The chamber works make more sense here than mere filler. The Trombone Sonata shares the preludes’ spare textures and rigorous construction. Jørgen Fog Hansen plays with admirable restraint—no easy task when your instrument can dominate any ensemble. The piano part, far from merely accompanying, engages in genuine dialogue. Listen to the second movement, where piano and trombone trade phrases that gradually converge, then diverge again. It’s chamber music in the truest sense: conversation among equals.
Music with Horn (unfortunate title—couldn’t someone have found something more specific?) explores similar territory with horn replacing trombone. The horn’s more lyrical character draws out a different side of Holmboe’s personality. There are passages here that approach genuine warmth, something the preludes mostly eschew. The work dates from 1981, predating the preludes by five years, and you can hear the composer working toward the concentrated expression he’d achieve in the later pieces.
The performances throughout are exemplary if occasionally a touch cautious. Bellincampi understands the music’s architecture—these pieces are tightly constructed despite their brevity—but doesn’t always find the expressive core. “To a Willow Tree” should breathe more freely; the rubato feels measured rather than organic. Still, these are minor quibbles. The ensemble plays with evident commitment, and the technical execution is beyond reproach.
Dacapo’s recorded sound serves the music well enough. The balance favors clarity over bloom, which suits Holmboe’s aesthetic even if it occasionally makes the strings sound a bit thin. The brass instruments register with proper presence and body.

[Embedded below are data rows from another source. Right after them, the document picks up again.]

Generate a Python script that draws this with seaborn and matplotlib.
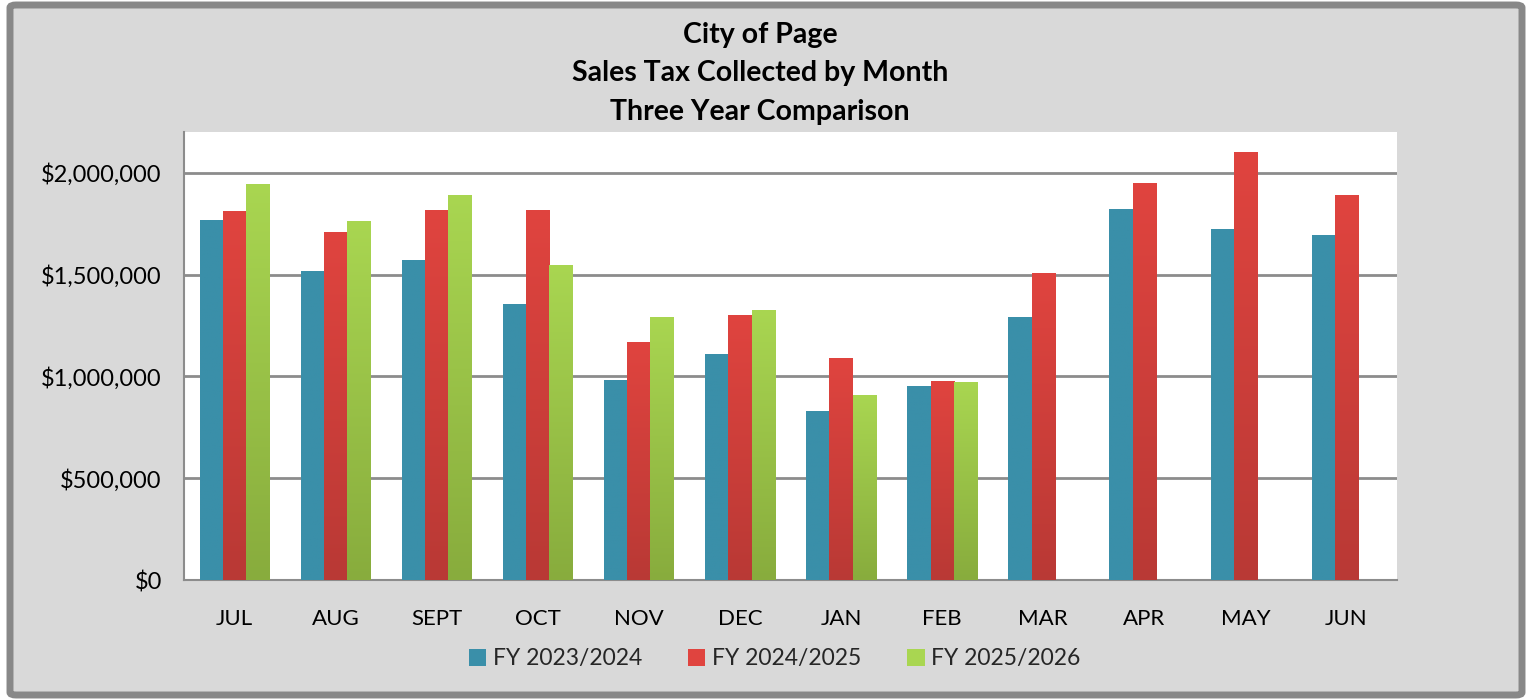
import numpy as np
import pandas as pd
import matplotlib
matplotlib.use("Agg")
import matplotlib.pyplot as plt
import seaborn as sns
from matplotlib.patches import FancyBboxPatch
from matplotlib.colors import LinearSegmentedColormap
from matplotlib.ticker import FuncFormatter, MultipleLocator

months = ["JUL", "AUG", "SEPT", "OCT", "NOV", "DEC", "JAN", "FEB", "MAR", "APR", "MAY", "JUN"]
fy2324 = [1770000, 1515000, 1572000, 1356000, 983000, 1109000, 829000, 953000, 1292000, 1822000, 1726000, 1694000]
fy2425 = [1810000, 1711000, 1818000, 1818000, 1170000, 1302000, 1091000, 978000, 1509000, 1948000, 2103000, 1892000]
fy2526 = [1946000, 1764000, 1893000, 1548000, 1292000, 1327000, 909000, 973000, np.nan, np.nan, np.nan, np.nan]
series = ["FY 2023/2024", "FY 2024/2025", "FY 2025/2026"]
title_lines = ["City of Page", "Sales Tax Collected by Month", "Three Year Comparison"]

df = pd.DataFrame({
    "Month": months * 3,
    "Series": [series[0]] * 12 + [series[1]] * 12 + [series[2]] * 12,
    "Value": fy2324 + fy2425 + fy2526,
})

top_cols = ["#3a8fa9", "#e0443f", "#a9d651"]
bot_cols = ["#3a8fa9", "#b93935", "#88ac3d"]

sns.set_theme(style="white")
plt.rcParams["font.family"] = ["Lato", "DejaVu Sans"]

fig = plt.figure(figsize=(15.27, 6.99), dpi=100)
fig.patch.set_facecolor("white")
W, H = 1527, 699
frame = FancyBboxPatch((10 / W, 4 / H), 1512 / W, 690 / H,
                       boxstyle="round,pad=0,rounding_size=0.004",
                       transform=fig.transFigure, facecolor="#d9d9d9",
                       edgecolor="#888888", linewidth=5, zorder=-10)
fig.patches.append(frame)

ax = fig.add_axes([184 / W, 1 - 580 / H, (1397 - 184) / W, (580 - 132) / H])
ax.set_facecolor("white")

sns.barplot(data=df, x="Month", y="Value", hue="Series", order=months,
            hue_order=series, palette=top_cols, width=0.69, saturation=1,
            errorbar=None, ax=ax, edgecolor="none", linewidth=0)

# gradient fill on each bar
for container, tc, bc in zip(ax.containers, top_cols, bot_cols):
    cmap = LinearSegmentedColormap.from_list("g", [bc, tc])
    for p in container.patches:
        h = p.get_height()
        if not np.isfinite(h) or h <= 0:
            continue
        x0, w = p.get_x(), p.get_width()
        grad = np.linspace(0, 1, 256).reshape(-1, 1)
        im = ax.imshow(grad, extent=(x0, x0 + w, 0, h), origin="lower",
                       cmap=cmap, aspect="auto", zorder=3)
        im.set_clip_path(p)

ax.set_xlim(-0.5, 11.5)
ax.set_ylim(0, 2200000)
ax.yaxis.set_major_locator(MultipleLocator(500000))
ax.yaxis.set_major_formatter(FuncFormatter(lambda v, _: f"${v:,.0f}"))
ax.grid(axis="y", color="#8c8c8c", linewidth=2, zorder=0)
ax.set_axisbelow(True)
for s in ["top", "right"]:
    ax.spines[s].set_visible(False)
for s in ["left", "bottom"]:
    ax.spines[s].set_color("#8c8c8c")
    ax.spines[s].set_linewidth(1.5)

ax.set_xticks(np.arange(12))
ax.set_xticklabels(months)
ax.set_xticks(np.arange(-0.5, 12.0, 1), minor=True)
ax.tick_params(axis="x", which="major", length=0, pad=21, labelsize=16, labelcolor="black")
ax.tick_params(axis="x", which="minor", length=8, width=1.5, color="#8c8c8c")
ax.tick_params(axis="y", length=8, width=1.5, color="#8c8c8c", pad=8, labelsize=17, labelcolor="black")
ax.set_xlabel("")
ax.set_ylabel("")

for i, (line, ypx) in enumerate(zip(title_lines, [35, 73, 112])):
    fig.text(760 / W, 1 - ypx / H, line, ha="center", va="center",
             fontsize=20.5, fontweight="bold", color="black")

handles, labels = ax.get_legend_handles_labels()
if ax.legend_:
    ax.legend_.remove()
fig.legend(handles, labels, loc="center", bbox_to_anchor=(775 / W, 1 - 659 / H),
           ncol=3, frameon=False, fontsize=16.5, handlelength=0.75, handleheight=0.75,
           handletextpad=0.3, columnspacing=2.0)

fig.savefig("out.png", dpi=100, facecolor=fig.get_facecolor())
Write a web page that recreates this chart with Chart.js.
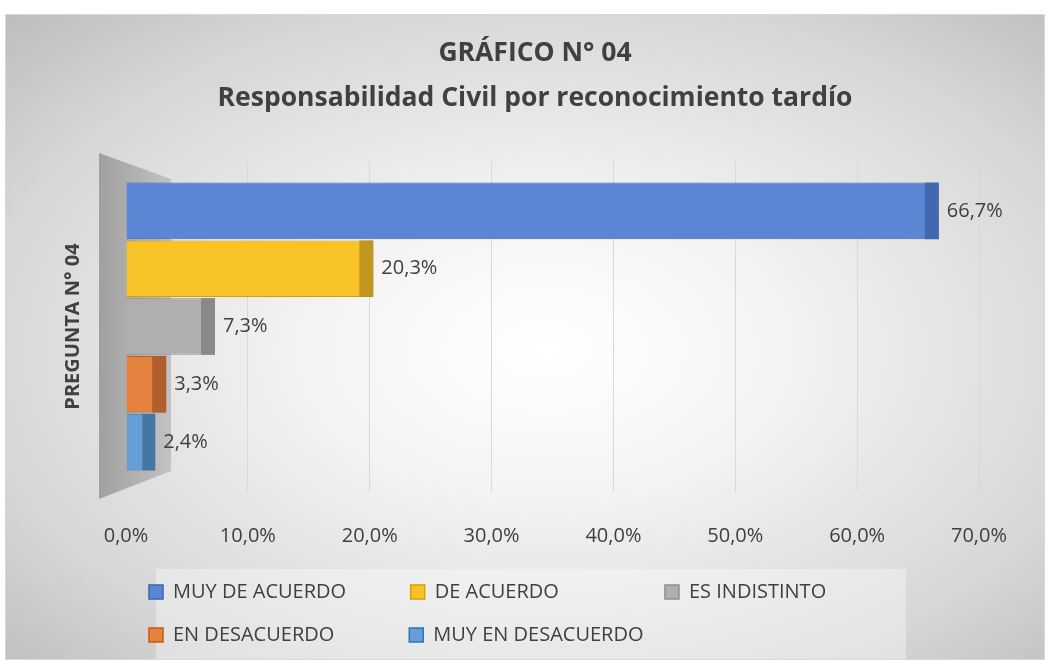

Program notes are thorough, though they work rather hard to find programmatic content in music that really doesn’t require such justification.
What strikes me most about these late works is their refusal of nostalgia. Holmboe was 78 when he completed “To the Calm Sea,” yet there’s nothing autumnal or retrospective about this music. It looks outward, engages with contemporary concerns (environmental degradation wasn’t the fashionable cause it is now), and maintains the compositional rigor that characterized his entire output. The thirteen symphonies and twenty string quartets may represent his major achievement, but these miniatures—and they are miniatures, none exceeding eight minutes—distill his methods with remarkable economy.
For those who know the symphonies, these preludes offer a different perspective on a considerable composer. For those new to Holmboe, they provide an accessible entry point—though “accessible” is relative. This isn’t easy listening, but neither is it forbidding. The music rewards attention without demanding specialist knowledge.
The disc deserves circulation beyond Holmboe specialists. We’re fortunate that Dacapo continues release this repertoire despite the economics that have decimated adventurous programming elsewhere. Volume 1 was worth having; Volume 2 completes the picture and stands up well on its own terms. Recommended, with the usual caveat that Danish late-modernism isn’t for everyone. But if you’ve any interest in how the generation after Nielsen developed Nordic musical identity beyond nationalism, these works are essential.